We certainly hope so. I mean, we're putting a fair amount of money into both the development of products for the aftermarket targeted for the fall of next year, as well as the services. And we expect all those products and services to be well received in the aftermarket. That said, the juggernaut of our automotive distribution is going to be very difficult to surpass. And so I think we are going to end up with strong growth going forward. We're hoping to see some of this new stuff move the aftermarket number.
Yes, and if you think a little bit longer term, I think that OEM is going to be the biggest driver of our subs. I believe that, take nothing away from the aftermarket because that will always be important and hopefully will be growing, more important. But we believe that the second-largest driver longer term will be the second owner and the third owner of some of the vehicles that are on the road.
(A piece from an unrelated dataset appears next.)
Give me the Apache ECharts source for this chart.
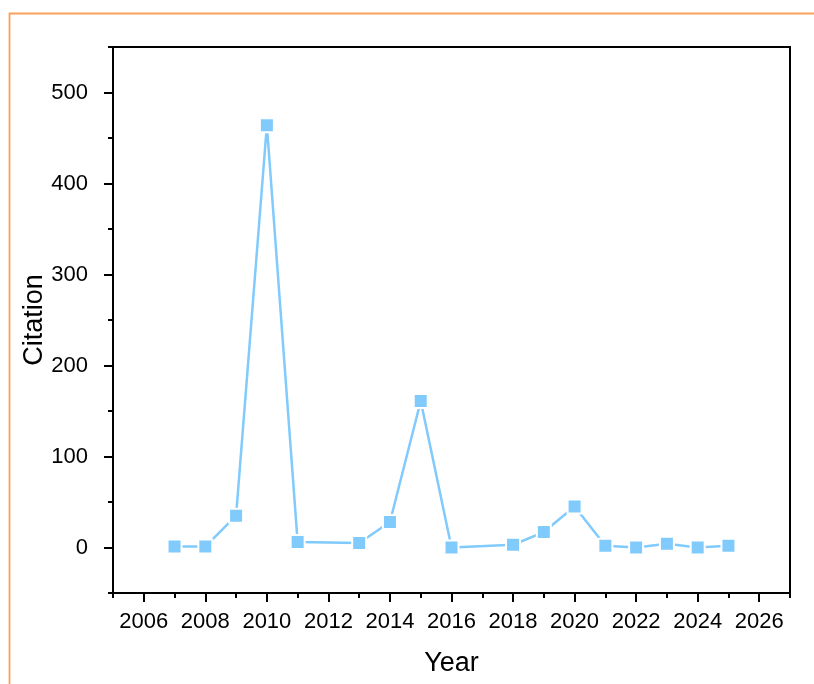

There are over 200 million vehicles on the road and an awful lot of nav radios and we think that will be a driver.
On the churn side, you're right, as the automotive industry continues to recover, as paid trials continue to grow in volume that will inevitably drive up promotional deactivations in terms of total number. I would not that self-pay churn, we have driven below 2% and we'll work hard to ensure that it stays below 2%.
That concludes our call for today. Thank you for joining.